The waters off De Soto National Memorial have been witness to over two thousand years of history, from Paleo-Indian habitation and Spanish conquistadors to Florida cattle drives and Civil War cannon battles. The water ecosystem gives the visitor the opportunity to understand how people from the past as well as the present use the water as a source of life and renewal.
The program was originally designed to utilize one of the parks untapped resources – water. “Water plays important part in the telling of the story of De Soto’s expedition and the lives of the Southeastern American Indian,” says Jorge Acevedo, the park’s chief of interpretation. “Not to utilize this resource is to only tell half of the story of this history.”
The park set about purchasing kayaks and equipment to outfit park visitors and give them the opportunity to experience kayaking and the outdoors.
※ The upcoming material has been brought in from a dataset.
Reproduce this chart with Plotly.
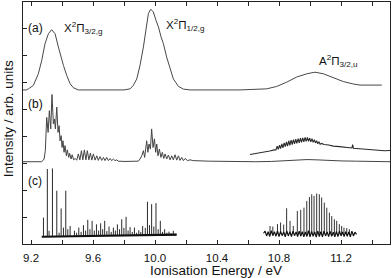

The rangers responsible for giving guided tours were trained in boating techniques by the U.S. Coast Guard Auxiliary and in water rescue and kayak survival. The program is designed to give the visitor a safe and free tour of the parks aquatic resources and expand the opportunities by rangers to accomplish the parks mission.
On March 6th, ranger Sarah Schoenfelder led the park’s first group of kayakers out on the water. The group had an equal mix of first-time and experienced kayakers. Schoenfelder led the group on an hour and a half tour that took them around the point of the park and into the protective cove and back. The tour made several stops as the ranger told stories and facts about the lives of Florida’s Native Americans and the Spanish conquest. Visitors also got a rare opportunity to see a bottlenose dolphin close up as it passed by the group. Feedback from the tour was very positive.
“I feel the tour went very well,” said Schoenfelder. “The kayakers were able to see many of the great resources and historical landscape from a different viewpoint. I feel that they were able to see the whole story of the expedition for the first time.”
De Soto National Memorial will offer kayak programs on Saturdays throughout the year starting at 9:30 a.m.